# Walnut China Cabinet



## cps (Jun 21, 2013)

Just finished this walnut china cabinet....still have to complete the shelves. Solid wood construction.


----------



## mat 60 (Jul 9, 2012)

That is some dam nice...Like what you did to the center hutch doors..What did you use for wood on the draws and draw slides..The finish looks great also...Heck..I like it all..LOL


----------



## cps (Jun 21, 2013)

mat 60 said:


> That is some dam nice...Like what you did to the center hutch doors..What did you use for wood on the draws and draw slides..The finish looks great also...Heck..I like it all..LOL


Thanks. The drawer slides and sides are maple...Here is a pic I took before the top was complete.


----------



## mat 60 (Jul 9, 2012)

Ya....I was thinking they would be dovetailed and look great..I like the flat panel stile on this ..How thick are panels and how did you do the stiles and rails..On the table saw?..Hope you don't mind me asking .


----------



## cps (Jun 21, 2013)

mat 60 said:


> Ya....I was thinking they would be dovetailed and look great..I like the flat panel stile on this ..How thick are panels and how did you do the stiles and rails..On the table saw?..Hope you don't mind me asking .



The door and top back panels are 1/2" thick. All of the others are 3/4" thick. All of the joints are mortise and tenon. I used a dado stack for all the tenons, and I have a bench top mortiser I used for the mortises. Most most of the panel groves where done with the router, however I did use the table saw for some of the grooves. I will post a some construction pics.


----------



## cps (Jun 21, 2013)

*Bottom build pics*


----------



## cps (Jun 21, 2013)

*Bottom build pics cont.*


----------



## cps (Jun 21, 2013)

*Bottom build pics cont.*


----------



## cps (Jun 21, 2013)

*Bottom build pics cont.*


----------



## cps (Jun 21, 2013)

*Bottom build pics cont.*










http://www.woodworkingtalk.com/memb...89-build-21-drawer-slides-stops-installed.jpg


----------



## BZawat (Sep 21, 2012)

Wow very nice! Love that walnut, what's your finish schedule?
Excellent casework, too.


----------



## Chamfer (Sep 6, 2014)

Absolutely beautiful. Very nice work CPS.


----------



## Burb (Nov 30, 2012)

That is a beautiful China hutch. And it's made from my favorite wood.

Mark


----------



## Smith Brother (Dec 9, 2012)

Very nice, NOT a weekend project, for sure.
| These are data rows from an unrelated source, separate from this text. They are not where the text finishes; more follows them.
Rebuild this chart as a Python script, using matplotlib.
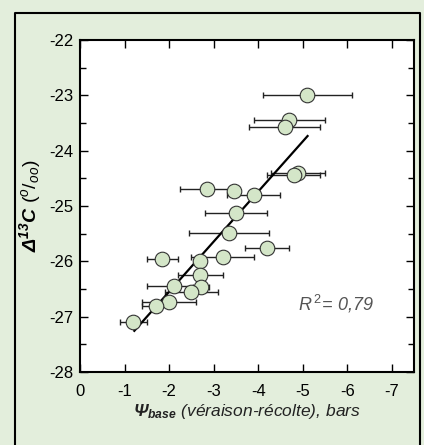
import numpy as np
import matplotlib.pyplot as plt
from matplotlib.lines import Line2D
from matplotlib.ticker import MultipleLocator

plt.rcParams['font.family'] = ['Liberation Sans', 'DejaVu Sans']
plt.rcParams['axes.unicode_minus'] = False
plt.rcParams['mathtext.fontset'] = 'custom'
plt.rcParams['mathtext.rm'] = 'Liberation Sans'
plt.rcParams['mathtext.it'] = 'Liberation Sans:italic'
plt.rcParams['mathtext.bf'] = 'Liberation Sans:bold:italic'

# Psi base (bars), delta 13C, and x error half-widths
psi = [-5.1, -4.7, -4.6, -4.9, -4.8, -2.85, -3.46, -3.9, -3.5, -3.35, -4.2,
       -1.85, -3.2, -2.7, -2.7, -2.1, -2.72, -2.5, -2.0, -1.7, -1.2]
d13c = [-23.0, -23.45, -23.57, -24.4, -24.44, -24.69, -24.73, -24.81, -25.12,
        -25.49, -25.75, -25.96, -25.93, -25.99, -26.24, -26.44, -26.46, -26.56,
        -26.73, -26.8, -27.1]
psi_err = [1.0, 0.8, 0.8, 0.6, 0.6, 0.6, 0.05, 0.6, 0.7, 0.9, 0.5,
           0.35, 0.7, 0.1, 0.5, 0.6, 0.18, 0.6, 0.6, 0.3, 0.3]

# droite de regression
pente = -0.905
ordonnee = -28.36
r2_texte = '0,79'

fig = plt.figure(figsize=(4.24, 4.45), dpi=100)
fig.patch.set_facecolor('#e3eedc')
# cadre noir (gauche, haut, droite)
xg, xd, yh = 15 / 424, 420 / 424, 1 - 13 / 445
fig.add_artist(Line2D([xg, xg, xd, xd], [0, yh, yh, 0],
                      transform=fig.transFigure, color='black', linewidth=1.5))

ax = fig.add_axes([80 / 424, 1 - 372 / 445, 334 / 424, 332 / 445])
ax.set_facecolor('white')

ax.errorbar(psi, d13c, xerr=psi_err, fmt='none', ecolor='#222222',
            elinewidth=1.0, capsize=2.5, capthick=1.0, zorder=2)
ax.plot(psi, d13c, 'o', markersize=10.5, markerfacecolor='#d4e6c8',
        markeredgecolor='#333333', markeredgewidth=0.8, zorder=4)

xfit = np.array([max(psi) - 0.02, min(psi) - 0.01])
ax.plot(xfit, pente * xfit + ordonnee, color='black', linewidth=1.6, zorder=3)

ax.set_xlim(0, -7.5)
ax.set_ylim(-28, -22)
ax.yaxis.set_major_locator(MultipleLocator(1))
ax.yaxis.set_minor_locator(MultipleLocator(0.5))
ax.set_xticks(np.arange(0, -8, -1))
ax.set_xticklabels(['0', '-1', '-2', '-3', '-4', '-5', '-6', '-7'])

ax.tick_params(axis='both', which='both', direction='in', top=True, right=True,
               labelsize=12, width=1.0)
ax.tick_params(axis='both', which='major', length=6)
ax.tick_params(axis='both', which='minor', length=4)
ax.tick_params(axis='x', pad=9)
ax.tick_params(axis='y', pad=5)
for s in ax.spines.values():
    s.set_linewidth(1.5)

ax.set_ylabel(r'$\mathbf{\Delta^{13}C}$ $(^{o}/_{oo})$', fontsize=14,
              labelpad=4)
ax.set_xlabel(r'$\mathbf{\Psi_{base}}$ (véraison-récolte), bars', fontsize=12.5,
              style='italic', color='#222222', labelpad=2)

ax.text(-4.9, -26.88, r'$R^{\,2}$= ' + r2_texte, fontsize=13, style='italic',
        color='#555555', ha='left', va='baseline')

fig.savefig('out.png', dpi=100, facecolor=fig.get_facecolor())
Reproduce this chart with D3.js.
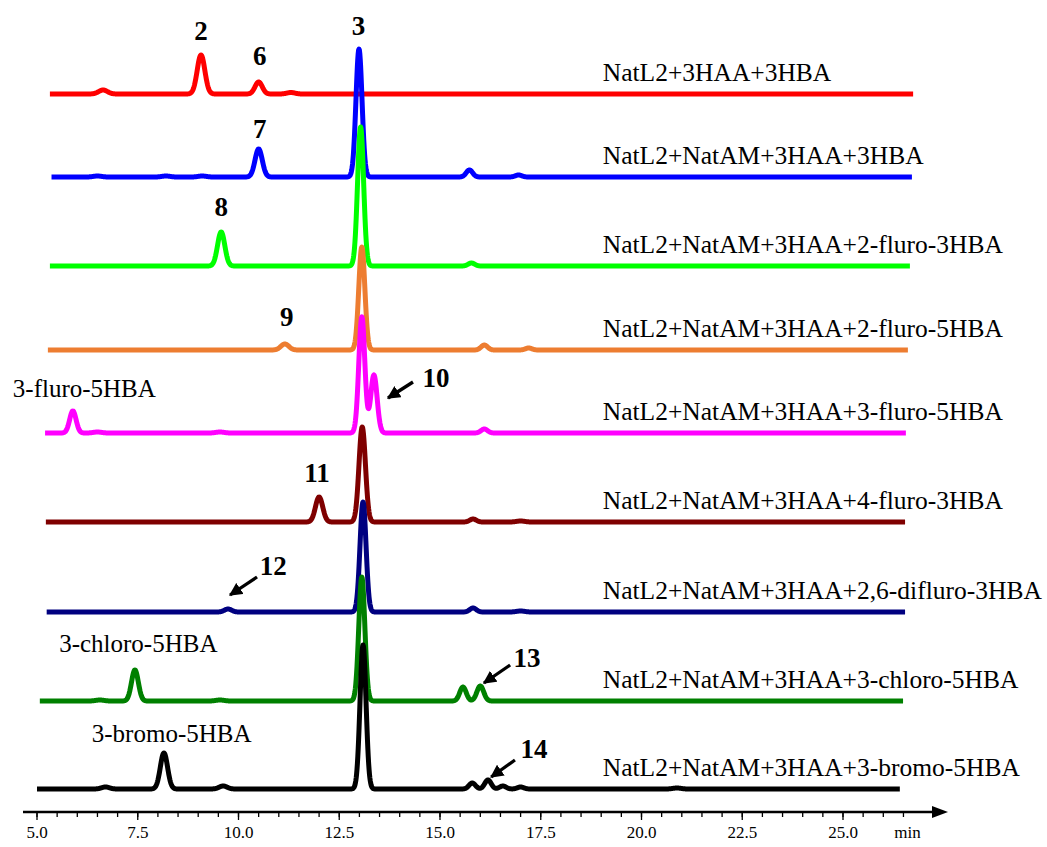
<!DOCTYPE html>
<html>
<head>
<meta charset="utf-8">
<script src="https://cdn.jsdelivr.net/npm/d3@7"></script>
<style>
  body { margin: 0; background: #fff; }
  svg { display: block; }
</style>
</head>
<body>
<div class="svg-div"></div>
<script>
// ---- data ----
var traceNames = ["NatL2+3HAA+3HBA", "NatL2+NatAM+3HAA+3HBA", "NatL2+NatAM+3HAA+2-fluro-3HBA",
    "NatL2+NatAM+3HAA+2-fluro-5HBA", "NatL2+NatAM+3HAA+3-fluro-5HBA", "NatL2+NatAM+3HAA+4-fluro-3HBA",
    "NatL2+NatAM+3HAA+2,6-difluro-3HBA", "NatL2+NatAM+3HAA+3-chloro-5HBA", "NatL2+NatAM+3HAA+3-bromo-5HBA"]
// baseline offset of each trace (signal units)
var traceOffsets = [718, 635, 546, 462, 379, 290, 200, 111, 23]
var traceStart = [5.32, 5.36, 5.32, 5.27, 5.2, 5.22, 5.24, 5.07, 5.0]
var traceEnd = [26.74, 26.71, 26.66, 26.61, 26.56, 26.54, 26.54, 26.49, 26.41]
// peaks: [retention time (min), height, sigma (min)]
var tracePeaks = [
    [[6.64, 4, 0.11], [9.07, 39, 0.095], [10.5, 12, 0.09], [11.3, 1.5, 0.1]],
    [[6.5, 1, 0.1], [8.2, 1, 0.1], [9.1, 1, 0.1], [10.5, 28, 0.09], [12.99, 128, 0.075], [15.73, 7, 0.08], [16.95, 2, 0.08]],
    [[9.57, 34, 0.09], [13.03, 139, 0.075], [15.78, 3, 0.08]],
    [[11.15, 6, 0.1], [13.06, 103, 0.075], [16.1, 5, 0.08], [17.2, 2, 0.08]],
    [[5.89, 22, 0.08], [6.5, 1, 0.1], [9.54, 1, 0.1], [13.06, 116, 0.075], [13.36, 58, 0.08], [16.1, 4, 0.08]],
    [[12.0, 25, 0.09], [13.07, 95, 0.08], [15.82, 3, 0.08], [17.0, 1, 0.1]],
    [[9.74, 3, 0.09], [13.09, 110, 0.075], [15.82, 4, 0.08], [17.0, 1, 0.1]],
    [[6.56, 1, 0.1], [7.43, 31, 0.085], [9.54, 1, 0.1], [13.06, 124, 0.075], [15.57, 14, 0.08], [16.0, 15, 0.085]],
    [[6.7, 2, 0.1], [8.15, 36, 0.09], [9.62, 3, 0.1], [13.09, 144, 0.075], [15.8, 6, 0.08], [16.19, 9, 0.08], [16.56, 3, 0.08], [17.0, 2, 0.08], [20.88, 1, 0.1]]
]
var traceColors = ["#ff0000", "#0000ff", "#00ff00", "#ed7d31", "#ff00ff", "#7f0000", "#000080", "#008000", "#000000"]

// peak numbers: [text, time, signal]
var peakLabels = [["2", 9.07, 772], ["6", 10.53, 747], ["3", 12.98, 777], ["7", 10.53, 674],
    ["8", 9.57, 596], ["9", 11.2, 486], ["10", 14.9, 425], ["11", 11.95, 330],
    ["12", 10.86, 237], ["13", 17.16, 145], ["14", 17.33, 54]]
// arrows: [t0, v0, t1, v1] (tail -> head)
var arrows = [[14.33, 430, 13.71, 414], [10.46, 235, 9.79, 217], [16.74, 147, 16.09, 129], [16.86, 52, 16.27, 35]]
// substrate labels: [text, time, signal]
var sideLabels = [["3-fluro-5HBA", 4.4, 415], ["3-chloro-5HBA", 5.55, 160], ["3-bromo-5HBA", 6.36, 70]]
var majorTicks = [5.0, 7.5, 10.0, 12.5, 15.0, 17.5, 20.0, 22.5, 25.0]
var minorTicks = d3.range(5.0, 26.51, 0.5)

// ---- drawing ----
var width = 1047, height = 847
var serif = "'Liberation Serif', 'Times New Roman', Times, serif"
var svg = d3.select(".svg-div").append("svg")
    .attr("width", width).attr("height", height)
    .attr("font-family", serif)

var x = d3.scaleLinear().domain([5, 25]).range([37, 843])
var y = d3.scaleLinear().domain([0, 800]).range([812, 12])

function signal(t, i) {
    let s = traceOffsets[i]
    tracePeaks[i].forEach(function (p) {
        s += p[1] * Math.exp(-0.5 * Math.pow((t - p[0]) / p[2], 2))
    })
    return s
}

var line = d3.line().x(d => x(d[0])).y(d => y(d[1]))

var gTraces = svg.append("g").attr("class", "g-traces")
traceNames.forEach(function (name, i) {
    let pts = d3.range(traceStart[i], traceEnd[i], 0.01).map(t => [t, signal(t, i)])
    pts.push([traceEnd[i], signal(traceEnd[i], i)])
    gTraces.append("path")
        .attr("d", line(pts))
        .attr("fill", "none")
        .attr("stroke", traceColors[i])
        .attr("stroke-width", 5)
        .attr("stroke-linejoin", "round")
        .attr("stroke-linecap", "butt")
    svg.append("text")
        .attr("x", x(19.04))
        .attr("y", y(traceOffsets[i] + 13.5))
        .attr("font-size", 25.5)
        .attr("fill", "#000")
        .text(name)
})

// peak number labels
svg.selectAll(".peak-label").data(peakLabels).join("text")
    .attr("class", "peak-label")
    .attr("x", d => x(d[1]))
    .attr("y", d => y(d[2]))
    .attr("text-anchor", "middle")
    .attr("font-size", 27)
    .attr("font-weight", "bold")
    .text(d => d[0])

svg.selectAll(".side-label").data(sideLabels).join("text")
    .attr("class", "side-label")
    .attr("x", d => x(d[1]))
    .attr("y", d => y(d[2]))
    .attr("font-size", 25)
    .text(d => d[0])

// arrows
svg.append("defs").append("marker")
    .attr("id", "head")
    .attr("viewBox", "0 0 10 10")
    .attr("refX", 9).attr("refY", 5)
    .attr("markerWidth", 4).attr("markerHeight", 4)
    .attr("markerUnits", "strokeWidth")
    .attr("orient", "auto")
    .append("path").attr("d", "M0,0 L10,5 L0,10 z").attr("fill", "#000")

svg.selectAll(".arrow").data(arrows).join("line")
    .attr("class", "arrow")
    .attr("x1", d => x(d[0])).attr("y1", d => y(d[1]))
    .attr("x2", d => x(d[2])).attr("y2", d => y(d[3]))
    .attr("stroke", "#000")
    .attr("stroke-width", 3.3)
    .attr("marker-end", "url(#head)")

// x axis with arrow
var axisY = y(0)
var gAxis = svg.append("g").attr("class", "g-xaxis")
gAxis.append("line")
    .attr("x1", 23).attr("x2", 936)
    .attr("y1", axisY).attr("y2", axisY)
    .attr("stroke", "#000").attr("stroke-width", 2.5)
gAxis.append("path")
    .attr("d", "M" + 948 + "," + axisY + " L" + 932 + "," + (axisY - 6) + " L" + 932 + "," + (axisY + 6) + " Z")
    .attr("fill", "#000")

gAxis.selectAll(".minor").data(minorTicks).join("line")
    .attr("class", "minor")
    .attr("x1", d => x(d)).attr("x2", d => x(d))
    .attr("y1", axisY).attr("y2", axisY + 5)
    .attr("stroke", "#000").attr("stroke-width", 1.3)
gAxis.selectAll(".major").data(majorTicks).join("line")
    .attr("class", "major")
    .attr("x1", d => x(d)).attr("x2", d => x(d))
    .attr("y1", axisY).attr("y2", axisY + 8)
    .attr("stroke", "#000").attr("stroke-width", 1.3)
gAxis.selectAll(".tick-label").data(majorTicks).join("text")
    .attr("class", "tick-label")
    .attr("x", d => x(d))
    .attr("y", axisY + 26)
    .attr("text-anchor", "middle")
    .attr("font-size", 17)
    .text(d => d3.format(".1f")(d))
gAxis.append("text")
    .attr("x", x(26.6))
    .attr("y", axisY + 26)
    .attr("text-anchor", "middle")
    .attr("font-size", 17)
    .text("min")
</script>
</body>
</html>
Walnut and copper, my choice of materials, they are so, so, so, RICH looking together.

Dale in Indy


----------



## cps (Jun 21, 2013)

BZawat said:


> Wow very nice! Love that walnut, what's your finish schedule?
> Excellent casework, too.


Thanks. The walnut was sourced from three places, and most of it was steamed. So I used Watco Dark Walnut Danish Oil, followed by Arm-R-Seal. The Danish oil method I picked up here from SmithBrother and other members. Some of the pieces didn't finish as dark as others. The top drawers actually don't have any danish oil at all. I initially finished with the danish oil, but they were say too dark, so I sanded down and refinished.


----------



## cps (Jun 21, 2013)

smithbrother said:


> Very nice, NOT a weekend project, for sure.
> 
> Walnut and copper, my choice of materials, they are so, so, so, RICH looking together.
> 
> Dale in Indy


Thanks. As I mentioned above, you inspired me to use the Dark Walnut Danish Oil with your football projects you posted. Definitely not a weekend project. I worked on this for over 7 months.....evenings and weekends.


----------



## sanchez (Feb 18, 2010)

That's beautiful! Thanks for posting!


----------



## xmas (Nov 24, 2013)

Wow, that is absolutely gorgeous! Great work!


----------



## croaker (Aug 11, 2012)

Excellent work looks great.
Would like to do more with walnut but it is crazy expensive here now.


----------



## cps (Jun 21, 2013)

*Shelves are done...*

Shelves are done.....


----------



## jspadaro (Mar 20, 2015)

Gorgeous work


----------